Let me start off this series with a simple question: have you ever had an argument with your spouse, parent or a close friend? Deep down, you know you are right. Yet the longer that you persist in proclaiming just how right you are, the wider the relational divide becomes. Your rightness is not fixing the disagreement; it is fueling the disagreement.
At first glance, this is both shocking and utterly frustrating. Ok, at the hundredth glance, it remains shocking and frustrating! How can they not see your point? How can it be! Yet the reality is that the harder you push to explain your position, the more entrenched your loved one becomes in their own position. Being right is killing relational connectivity. You may be right, but the cost of being right is so high that it is no longer worth pressing any more ‘buttons.’ You’ve tried everything you can and the person ‘on the other side’ remains unswayed.
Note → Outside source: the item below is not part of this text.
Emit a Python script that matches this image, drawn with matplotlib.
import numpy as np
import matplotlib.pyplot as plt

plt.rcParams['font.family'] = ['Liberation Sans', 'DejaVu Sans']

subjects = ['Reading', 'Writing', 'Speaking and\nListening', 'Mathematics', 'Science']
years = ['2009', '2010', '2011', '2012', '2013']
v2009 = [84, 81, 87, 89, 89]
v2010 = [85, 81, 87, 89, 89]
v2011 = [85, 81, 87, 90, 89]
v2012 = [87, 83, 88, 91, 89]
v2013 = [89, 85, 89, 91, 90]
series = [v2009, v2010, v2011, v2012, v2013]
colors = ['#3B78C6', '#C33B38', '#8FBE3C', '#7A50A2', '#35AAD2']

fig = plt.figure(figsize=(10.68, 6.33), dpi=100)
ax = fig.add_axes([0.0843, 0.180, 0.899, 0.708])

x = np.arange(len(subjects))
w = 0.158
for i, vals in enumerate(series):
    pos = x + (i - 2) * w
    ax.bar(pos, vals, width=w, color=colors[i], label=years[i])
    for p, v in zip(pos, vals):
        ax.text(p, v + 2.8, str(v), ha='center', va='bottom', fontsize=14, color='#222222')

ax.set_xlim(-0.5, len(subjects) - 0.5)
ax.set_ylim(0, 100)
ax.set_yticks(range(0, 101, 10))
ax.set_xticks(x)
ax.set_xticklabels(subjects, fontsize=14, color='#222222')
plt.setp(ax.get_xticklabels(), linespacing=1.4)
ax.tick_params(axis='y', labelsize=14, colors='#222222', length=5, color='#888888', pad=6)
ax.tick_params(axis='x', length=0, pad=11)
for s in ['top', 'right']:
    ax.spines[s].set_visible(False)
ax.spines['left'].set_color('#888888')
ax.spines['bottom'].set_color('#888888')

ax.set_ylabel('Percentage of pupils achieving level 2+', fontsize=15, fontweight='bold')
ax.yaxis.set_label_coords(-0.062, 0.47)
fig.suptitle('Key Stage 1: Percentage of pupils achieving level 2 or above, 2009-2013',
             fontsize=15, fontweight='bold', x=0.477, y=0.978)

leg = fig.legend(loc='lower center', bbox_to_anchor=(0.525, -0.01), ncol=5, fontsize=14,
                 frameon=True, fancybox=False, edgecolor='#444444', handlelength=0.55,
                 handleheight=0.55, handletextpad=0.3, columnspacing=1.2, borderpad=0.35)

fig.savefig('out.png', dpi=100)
At some point, you make an unthinkable decision: you decide to ‘surrender’ being right even though you know you are right. You suspend or surrender your ‘right’ to be right and focus instead on listening. You may not agree with what you hear, but all of a sudden you start to learn new details. It’s a stretch, but you actually kind of see the other person’s position. It’s painful to endure, but you actually start to feel the other person’s feelings. It’s like having your internal gears stripped, but you actually start to see how the other person can see some situation completely opposite as you do.
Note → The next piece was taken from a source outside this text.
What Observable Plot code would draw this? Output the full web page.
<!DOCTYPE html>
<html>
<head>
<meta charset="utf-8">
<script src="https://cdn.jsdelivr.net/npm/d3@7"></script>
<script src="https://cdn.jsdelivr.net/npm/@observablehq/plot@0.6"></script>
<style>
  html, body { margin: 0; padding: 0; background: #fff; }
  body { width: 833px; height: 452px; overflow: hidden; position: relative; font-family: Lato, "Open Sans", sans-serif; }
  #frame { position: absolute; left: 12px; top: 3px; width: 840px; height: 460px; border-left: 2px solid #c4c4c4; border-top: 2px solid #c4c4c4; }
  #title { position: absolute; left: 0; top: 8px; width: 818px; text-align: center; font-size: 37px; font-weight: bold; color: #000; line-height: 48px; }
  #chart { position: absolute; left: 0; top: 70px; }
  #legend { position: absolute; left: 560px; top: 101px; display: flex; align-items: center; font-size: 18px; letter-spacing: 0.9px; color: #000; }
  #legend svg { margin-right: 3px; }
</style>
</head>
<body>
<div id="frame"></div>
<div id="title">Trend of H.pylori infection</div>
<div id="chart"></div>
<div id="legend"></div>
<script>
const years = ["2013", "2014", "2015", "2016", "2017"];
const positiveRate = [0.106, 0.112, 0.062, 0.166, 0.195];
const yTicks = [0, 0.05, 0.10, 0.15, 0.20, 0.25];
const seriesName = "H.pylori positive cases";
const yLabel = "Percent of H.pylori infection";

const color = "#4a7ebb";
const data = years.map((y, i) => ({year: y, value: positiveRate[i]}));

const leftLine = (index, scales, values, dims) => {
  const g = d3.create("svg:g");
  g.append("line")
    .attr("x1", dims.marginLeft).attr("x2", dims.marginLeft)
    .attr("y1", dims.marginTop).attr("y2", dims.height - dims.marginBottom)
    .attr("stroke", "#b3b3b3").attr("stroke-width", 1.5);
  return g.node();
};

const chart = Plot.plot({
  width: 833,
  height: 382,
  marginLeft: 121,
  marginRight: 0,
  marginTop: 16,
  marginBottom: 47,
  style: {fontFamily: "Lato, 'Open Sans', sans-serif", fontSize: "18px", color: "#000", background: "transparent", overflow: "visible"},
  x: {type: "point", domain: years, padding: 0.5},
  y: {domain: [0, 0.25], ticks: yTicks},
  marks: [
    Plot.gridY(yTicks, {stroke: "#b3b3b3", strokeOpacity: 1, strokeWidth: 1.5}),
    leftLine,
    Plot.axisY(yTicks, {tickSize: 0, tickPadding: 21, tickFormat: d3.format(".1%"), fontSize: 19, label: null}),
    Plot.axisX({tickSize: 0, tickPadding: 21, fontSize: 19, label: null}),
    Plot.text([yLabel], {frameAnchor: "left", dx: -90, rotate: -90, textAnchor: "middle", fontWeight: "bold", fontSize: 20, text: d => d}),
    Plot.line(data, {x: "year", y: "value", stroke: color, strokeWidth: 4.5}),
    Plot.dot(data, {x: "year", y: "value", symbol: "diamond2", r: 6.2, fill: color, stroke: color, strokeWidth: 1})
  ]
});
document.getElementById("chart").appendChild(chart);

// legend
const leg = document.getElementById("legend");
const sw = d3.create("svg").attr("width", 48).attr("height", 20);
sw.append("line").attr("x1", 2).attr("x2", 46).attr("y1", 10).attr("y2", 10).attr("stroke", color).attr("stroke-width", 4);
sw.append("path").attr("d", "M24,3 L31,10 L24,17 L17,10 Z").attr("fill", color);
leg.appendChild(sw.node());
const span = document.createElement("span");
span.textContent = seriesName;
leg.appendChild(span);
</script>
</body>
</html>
In many cases, you do not actually change your own view: you simply learn to live in peace with others. You learn to dwell ‘with’ them and position your heart ‘for’ them even in the midst of thoughts, feelings, knowledge and convictions that remain in opposition. At first, this is not an easy place to dwell; but over time, the discipline of doing so stretches your heart to love no matter what. Relationally, you learn to love without needing to control. Evangelistically, you learn to love without needing to convince. This opens a whole new way of seeing others and it frees one’s soul.
In some cases, however, you may actually realize that your view has changed. After all, we simply cannot be right every time! You thought it was quite simple: you are right. But as details are shared and your heart is expanded to see and to listen to the other person, you realize your heart has been too hard and your mind has been too tightly wound around your own position. Suddenly and often unexpectedly, you realize you actually do agree with your spouse, your parent or your close friend. All because of conflict, you have been challenged and as a result of that challenge you have been changed. This too opens a whole new way of seeing others and it too frees one’s soul.
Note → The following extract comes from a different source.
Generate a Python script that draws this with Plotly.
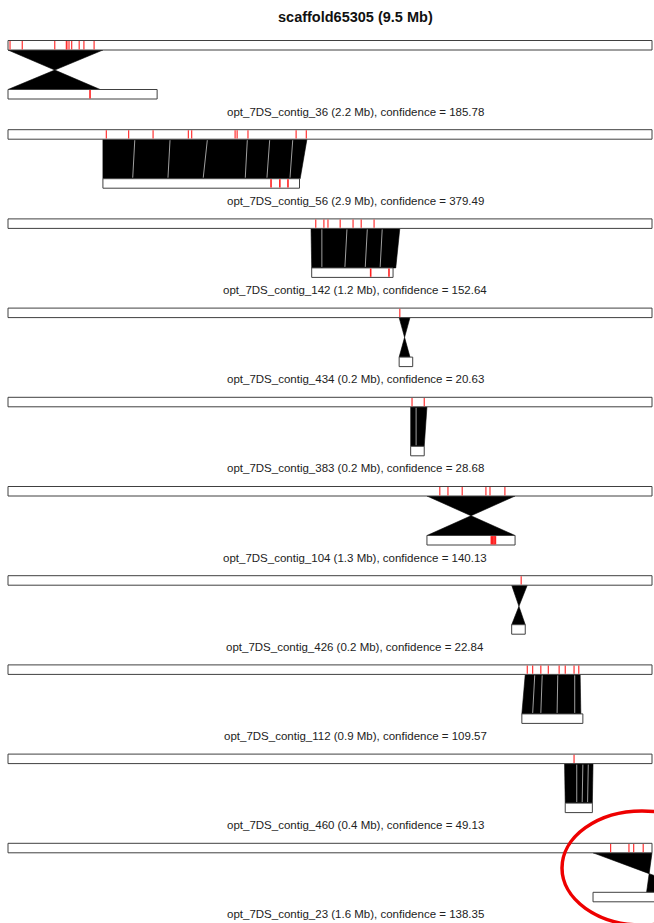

Culture Wars divide, Culture Wars multiply. Culture Wars attack, Culture Wars distract. Culture Wars accuse, Culture Wars abuse. Culture Wars hate, Culture Wars exasperate. Culture Wars judge, Culture Wars will not budge. Culture Wars escalate, Culture Wars alienate. Culture Wars classify, Culture Wars dehumanize. Culture Wars destroy, Culture Wars produce a lot of noise.
Join me as we go right to the heart of Culture Wars with Kingdom Culture…
Click here to easily navigate to Part 1.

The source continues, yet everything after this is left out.